University College London/UCL Partners Centre for Neurorehabilitation through Dr. Nick Ward will provide access and expertise in physical rehabilitation. The dedicated Upper Limb Neurorehabilitation service at Queen Square assesses 250 and admits 100 patients a year to a 3 week in-patient program. The team has expertise in using robotic technology for the upper limb (Hocoma, Tyromotion, VirtualWare, Saebo) as part of the program. This provides the environment for evaluation of novel therapeutic approaches.
University of East London(UEL) Neurorehabilitation Unit through Professor Duncan Turner will bring expertise in early stage evaluation of robotic and assistive technologies and of larger clinical Health Technology Assessment programmes for advanced rehabilitation technologies. Professor Turner can provide access to a wider evaluation network enabling the MIC to support SMEs in the deployment and testing of advanced rehabilitation technologies.

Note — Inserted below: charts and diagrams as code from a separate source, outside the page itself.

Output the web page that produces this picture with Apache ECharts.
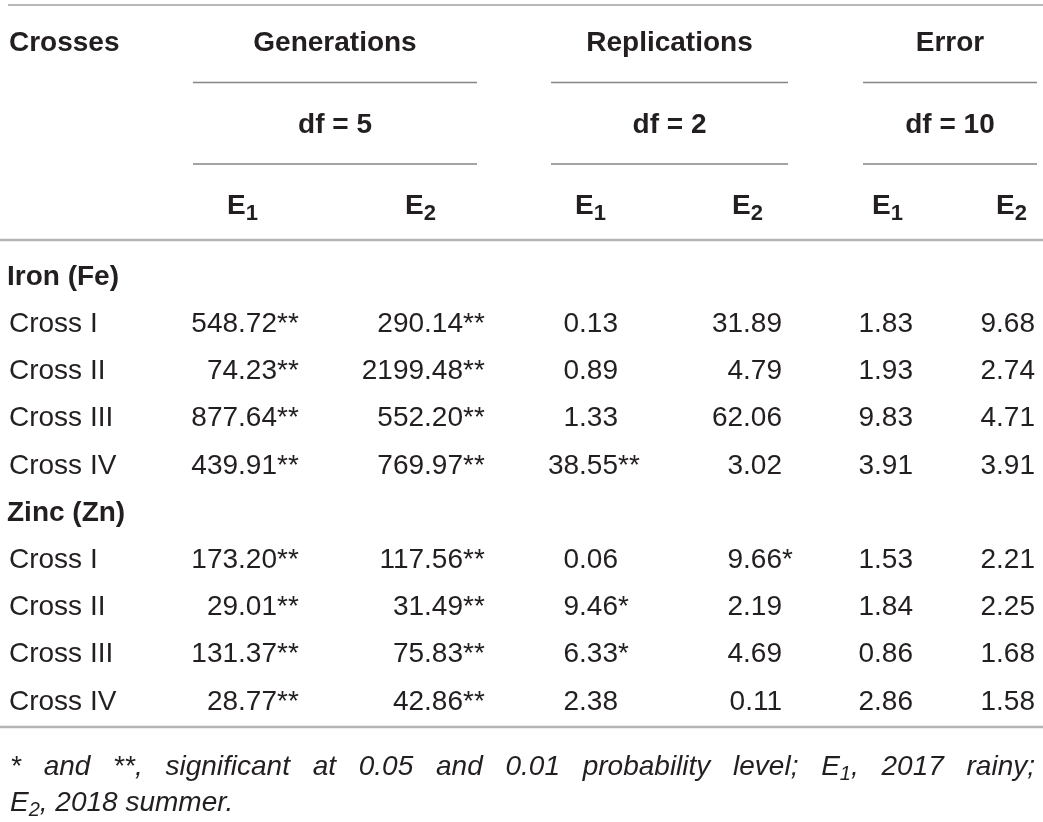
<!DOCTYPE html>
<html>
<head>
    <meta charset="utf-8"/>
    <title>Generations, replications and error mean squares</title>
    <script src="https://cdn.jsdelivr.net/npm/echarts@6/dist/echarts.min.js"></script>
    <style>
        html, body {margin: 0; padding: 0; background: #fff;}
        #main {width: 1043px; height: 822px;}
    </style>
</head>
<body>
<div id="main"></div>
<script type="text/javascript">
    // table body rows
    var rowNames = ['Iron (Fe)', 'Cross I', 'Cross II', 'Cross III', 'Cross IV',
                    'Zinc (Zn)', 'Cross I', 'Cross II', 'Cross III', 'Cross IV'];
    var groupRows = [0, 5];
    var crossRows = [1, 2, 3, 4, 6, 7, 8, 9];

    // header texts
    var sources = ['Generations', 'Replications', 'Error'];
    var dfLabels = ['df = 5', 'df = 2', 'df = 10'];
    var envLabels = ['1', '2', '1', '2', '1', '2'];

    // mean squares, Fe rows then Zn rows
    var genE1 = [548.72, 74.23, 877.64, 439.91, 173.20, 29.01, 131.37, 28.77];
    var genE1Sig = ['**', '**', '**', '**', '**', '**', '**', '**'];
    var genE2 = [290.14, 2199.48, 552.20, 769.97, 117.56, 31.49, 75.83, 42.86];
    var genE2Sig = ['**', '**', '**', '**', '**', '**', '**', '**'];
    var repE1 = [0.13, 0.89, 1.33, 38.55, 0.06, 9.46, 6.33, 2.38];
    var repE1Sig = ['', '', '', '**', '', '*', '*', ''];
    var repE2 = [31.89, 4.79, 62.06, 3.02, 9.66, 2.19, 4.69, 0.11];
    var repE2Sig = ['', '', '', '', '*', '', '', ''];
    var errE1 = [1.83, 1.93, 9.83, 3.91, 1.53, 1.84, 0.86, 2.86];
    var errE1Sig = ['', '', '', '', '', '', '', ''];
    var errE2 = [9.68, 2.74, 4.71, 3.91, 2.21, 2.25, 1.68, 1.58];
    var errE2Sig = ['', '', '', '', '', '', '', ''];

    var footnote = [
        '* and **, significant at 0.05 and 0.01 probability level; E{1}, 2017 rainy;',
        'E{2}, 2018 summer.'
    ];

    // layout
    var W = 1043;
    var FONT = '"Liberation Sans", Arial, Helvetica, sans-serif';
    var INK = '#231f20';
    var colRight = [277, 463, 618, 782, 913, 1035];
    var spans = [[193, 477], [551, 788], [863, 1037]];
    var envLeft = [227, 405, 575, 732, 872, 996];
    var SUB_DY = 8;

    var columns = [
        [genE1, genE1Sig], [genE2, genE2Sig],
        [repE1, repE1Sig], [repE2, repE2Sig],
        [errE1, errE1Sig], [errE2, errE2Sig]
    ];

    var ctx = document.createElement('canvas').getContext('2d');
    function widthOf(str, size, style) {
        ctx.font = style + ' ' + size + 'px ' + FONT;
        return ctx.measureText(str).width;
    }

    function textEl(x, y, str, size, weight, fontStyle, align) {
        return {
            type: 'text', x: x, y: y, silent: true,
            style: {
                text: str, fill: INK,
                fontFamily: FONT, fontSize: size,
                fontWeight: weight, fontStyle: fontStyle,
                align: align, verticalAlign: 'middle',
                textAlign: align, textVerticalAlign: 'middle'
            }
        };
    }

    // one custom series of text cells placed by the axes
    // items: {x, row, txt, sub, bold, align}
    function textSeries(grid, items) {
        return {
            type: 'custom',
            xAxisIndex: grid,
            yAxisIndex: grid,
            silent: true,
            encode: {x: 0, y: 1},
            data: items.map(function (it) { return [it.x, it.row]; }),
            renderItem: function (params, api) {
                var it = items[params.dataIndex];
                var pt = api.coord([api.value(0), api.value(1)]);
                var weight = it.bold ? 'bold' : 'normal';
                if (!it.sub) {
                    return textEl(pt[0], pt[1], it.txt, 28, weight, 'normal', it.align);
                }
                var w = widthOf(it.txt, 28, weight);
                return {
                    type: 'group',
                    children: [
                        textEl(pt[0], pt[1], it.txt, 28, weight, 'normal', 'left'),
                        textEl(pt[0] + w, pt[1] + SUB_DY, it.sub, 22, weight, 'normal', 'left')
                    ]
                };
            }
        };
    }

    var series = [];

    // header row 0: titles
    series.push(textSeries(0, [{x: 9, row: 0, txt: 'Crosses', bold: true, align: 'left'}]
        .concat(sources.map(function (s, i) {
            return {x: (spans[i][0] + spans[i][1]) / 2, row: 0, txt: s, bold: true, align: 'center'};
        }))));
    // header row 1: df
    series.push(textSeries(0, dfLabels.map(function (s, i) {
        return {x: (spans[i][0] + spans[i][1]) / 2, row: 1, txt: s, bold: true, align: 'center'};
    })));
    // header row 2: environments
    series.push(textSeries(0, envLabels.map(function (s, i) {
        return {x: envLeft[i], row: 2, txt: 'E', sub: s, bold: true, align: 'left'};
    })));

    // row labels
    series.push(textSeries(1, rowNames.map(function (n, i) {
        var grp = groupRows.indexOf(i) >= 0;
        return {x: grp ? 7 : 9, row: i, txt: n, bold: grp, align: 'left'};
    })));

    // values (right aligned) and significance marks (hanging)
    columns.forEach(function (col, c) {
        series.push(textSeries(1, col[0].map(function (v, i) {
            return {x: colRight[c], row: crossRows[i], txt: v.toFixed(2), align: 'right'};
        })));
        series.push(textSeries(1, col[1].map(function (s, i) {
            return {x: colRight[c], row: crossRows[i], txt: s, align: 'left'};
        })));
    });

    // rules of the table
    function rule(x1, x2, y, color, w) {
        return {type: 'line', silent: true,
            shape: {x1: x1, y1: y, x2: x2, y2: y},
            style: {stroke: color, lineWidth: w}};
    }
    var graphics = [
        rule(8, W, 5, '#a0a0a0', 1.5),
        rule(0, W, 240, '#b4b4b4', 2.5),
        rule(0, W, 727, '#b4b4b4', 2.5)
    ];
    spans.forEach(function (s) {
        graphics.push(rule(s[0], s[1], 82.5, '#858585', 1.5));
        graphics.push(rule(s[0], s[1], 164, '#858585', 1.5));
    });

    // footnote, justified like the printed table
    function footToken(word) {
        var m = word.match(/^(.*)\{(.+)\}(.*)$/);
        if (!m) return {parts: [[word, 28, 0]], w: widthOf(word, 28, 'italic')};
        var parts = [[m[1], 28, 0], [m[2], 20, SUB_DY - 1], [m[3], 28, 0]];
        var w = 0;
        parts.forEach(function (p) { p.push(w); w += widthOf(p[0], p[1], 'italic'); });
        return {parts: parts, w: w};
    }
    var footY = [767, 803];
    footnote.forEach(function (line, li) {
        var toks = line.split(' ').map(footToken);
        var total = toks.reduce(function (a, t) { return a + t.w; }, 0);
        var gap = li < footnote.length - 1 ? (1035 - 10 - total) / (toks.length - 1) : widthOf(' ', 28, 'italic');
        var x = 10;
        toks.forEach(function (t) {
            t.parts.forEach(function (p) {
                var dx = p.length > 3 ? p[3] : 0;
                if (p[0]) graphics.push(textEl(x + dx, footY[li] + p[2], p[0], p[1], 'normal', 'italic', 'left'));
            });
            x += t.w + gap;
        });
    });

    var myChart = echarts.init(document.getElementById('main'));
    var option = {
        animation: false,
        backgroundColor: '#fff',
        grid: [
            {left: 0, right: 0, top: 3, height: 244},
            {left: 0, right: 0, top: 253.5, height: 472}
        ],
        xAxis: [
            {gridIndex: 0, type: 'value', min: 0, max: W, show: false},
            {gridIndex: 1, type: 'value', min: 0, max: W, show: false}
        ],
        yAxis: [
            {gridIndex: 0, type: 'category', inverse: true, show: false, data: ['title', 'df', 'env']},
            {gridIndex: 1, type: 'category', inverse: true, show: false,
             data: rowNames.map(function (n, i) { return i; })}
        ],
        graphic: graphics,
        series: series
    };
    myChart.setOption(option);
</script>
</body>
</html>
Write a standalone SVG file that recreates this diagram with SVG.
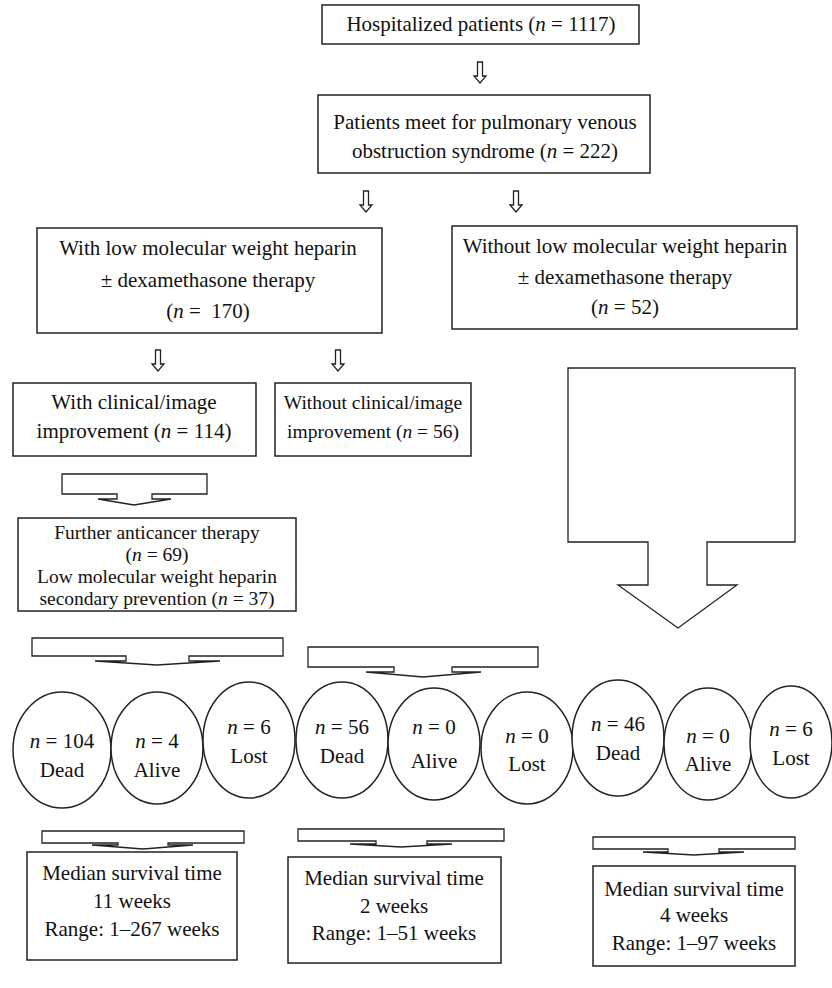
<svg xmlns="http://www.w3.org/2000/svg" width="832" height="988" viewBox="0 0 832 988">
<style>
.b{fill:#fff;stroke:#222;stroke-width:1.5}
.a{fill:#fff;stroke:#222;stroke-width:1.3;stroke-linejoin:miter}
text{font-family:"Liberation Serif","Times New Roman",serif;font-size:21px;fill:#111;text-anchor:middle}
.s{font-size:19.5px}
.i{font-style:italic}
</style>
<rect width="832" height="988" fill="#fff"/>
<g id="connectors">
<path class="a" d="M477.5,62h5v14h3.5l-6,7l-6,-7h3.5z"/>
<path class="a" d="M363.5,191h5v14h3.5l-6,7l-6,-7h3.5z"/>
<path class="a" d="M513.5,191h5v14h3.5l-6,7l-6,-7h3.5z"/>
<path class="a" d="M155.5,350h5v14h3.5l-6,7l-6,-7h3.5z"/>
<path class="a" d="M335.5,350h5v14h3.5l-6,7l-6,-7h3.5z"/>
<path class="a" d="M117,494H62V474H207V494H152V499H171L134,505L98,499H117Z"/>
<path class="a" d="M126,656H32V638H283V656H189V661H220L157,665L95,661H126Z"/>
<path class="a" d="M394,667H308V647H538V667H452V672H481L423,677L366,672H394Z"/>
<path class="a" d="M118,843H42V831H244V843H168V845H193L143,849L92,845H118Z"/>
<path class="a" d="M376,841H298V829H504V841H427V844H452L401,847L350,844H376Z"/>
<path class="a" d="M668,849H593V837H795V849H719V852H744L694,855L643,852H668Z"/>
<path class="a" d="M648,542H568V368H795V542H707V585H737L678,628L618,585H648Z"/>
</g>
<g id="n1"><rect class="b" x="322" y="5" width="317" height="39"/><text x="481" y="31">Hospitalized patients (<tspan class="i">n</tspan> = 1117)</text></g>
<g id="n2"><rect class="b" x="318" y="95" width="332" height="78"/><text x="485" y="129">Patients meet for pulmonary venous</text><text x="485" y="158">obstruction syndrome (<tspan class="i">n</tspan> = 222)</text></g>
<g id="n3"><rect class="b" x="37" y="228" width="345" height="105"/><text x="208" y="255">With low molecular weight heparin</text><text x="208" y="287">± dexamethasone therapy</text><text x="208" y="318">(<tspan class="i">n</tspan> =&#160;&#160;170)</text></g>
<g id="n4"><rect class="b" x="452" y="226" width="345" height="103"/><text x="625" y="253">Without low molecular weight heparin</text><text x="625" y="284">± dexamethasone therapy</text><text x="625" y="314">(<tspan class="i">n</tspan> = 52)</text></g>
<g id="n5"><rect class="b" x="13" y="383" width="243" height="73"/><text x="134" y="409">With clinical/image</text><text x="134" y="438">improvement (<tspan class="i">n</tspan> = 114)</text></g>
<g id="n6"><rect class="b" x="275" y="383" width="196" height="73"/><text class="s" x="373" y="409">Without clinical/image</text><text class="s" x="373" y="438">improvement (<tspan class="i">n</tspan> = 56)</text></g>
<g id="n7"><rect class="b" x="18" y="518" width="278" height="93"/><text class="s" x="157" y="539">Further anticancer therapy</text><text class="s" x="157" y="561">(<tspan class="i">n</tspan> = 69)</text><text class="s" x="157" y="583">Low molecular weight heparin</text><text class="s" x="157" y="605">secondary prevention (<tspan class="i">n</tspan> = 37)</text></g>
<g id="e1"><ellipse class="b" cx="62" cy="750" rx="49" ry="58"/><text x="62" y="748"><tspan class="i">n</tspan> = 104</text><text x="62" y="777">Dead</text></g>
<g id="e2"><ellipse class="b" cx="157" cy="748" rx="46" ry="56"/><text x="157" y="748"><tspan class="i">n</tspan> = 4</text><text x="157" y="777">Alive</text></g>
<g id="e3"><ellipse class="b" cx="249" cy="740" rx="46" ry="58"/><text x="249" y="734"><tspan class="i">n</tspan> = 6</text><text x="249" y="763">Lost</text></g>
<g id="e4"><ellipse class="b" cx="342" cy="740" rx="46" ry="58"/><text x="342" y="734"><tspan class="i">n</tspan> = 56</text><text x="342" y="763">Dead</text></g>
<g id="e5"><ellipse class="b" cx="434" cy="744" rx="46" ry="56"/><text x="434" y="734"><tspan class="i">n</tspan> = 0</text><text x="434" y="768">Alive</text></g>
<g id="e6"><ellipse class="b" cx="527" cy="748" rx="46" ry="56"/><text x="527" y="743"><tspan class="i">n</tspan> = 0</text><text x="527" y="771">Lost</text></g>
<g id="e7"><ellipse class="b" cx="618" cy="738" rx="46" ry="58"/><text x="618" y="731"><tspan class="i">n</tspan> = 46</text><text x="618" y="760">Dead</text></g>
<g id="e8"><ellipse class="b" cx="708" cy="744" rx="44" ry="56"/><text x="708" y="743"><tspan class="i">n</tspan> = 0</text><text x="708" y="771">Alive</text></g>
<g id="e9"><ellipse class="b" cx="791" cy="742" rx="41" ry="56"/><text x="791" y="736"><tspan class="i">n</tspan> = 6</text><text x="791" y="765">Lost</text></g>
<g id="m1"><rect class="b" x="27" y="852" width="210" height="108"/><text x="132" y="880">Median survival time</text><text x="132" y="908">11 weeks</text><text x="132" y="936">Range: 1–267 weeks</text></g>
<g id="m2"><rect class="b" x="288" y="857" width="213" height="106"/><text x="394" y="885">Median survival time</text><text x="394" y="913">2 weeks</text><text x="394" y="940">Range: 1–51 weeks</text></g>
<g id="m3"><rect class="b" x="593" y="866" width="202" height="100"/><text x="694" y="896">Median survival time</text><text x="694" y="922">4 weeks</text><text x="694" y="950">Range: 1–97 weeks</text></g>
</svg>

University of East Anglia through Professor Val Pomeroy will strengthen an existing partnership with the Acquired Brain Injury Rehabilitation Alliance (ABIRA; http://www.abira.ac.uk). ABIRA provides working links between clinicians, statutory services, “voluntary “services; academia and the public. Current work includes: implementation of Apps into clinical practice to enable evidenced-based physical therapy in the home with remote monitoring by therapists and testing the feasibility of clinical implementation of Apps. The ACPIN Move- Tec network has also been established as a resource to enhance the translation of technology into practice.
Oliver Zangwill Centre through Dr. Andrew Bateman and his team will provide a particular focus on neuropsychological rehabilitation with three key themes i) development of assessments, ii) development and implementation of innovative therapeutic interventions and iii) evaluation of neuropsychological rehabilitation outcomes. The team has a track record of high quality research in assistive technology evaluation in people with neurological conditions. Through the international visiting scholar scheme the Centre offers connection with research groups most strongly in the Brazil, Cyprus, Japan, Spain, Norway and USA.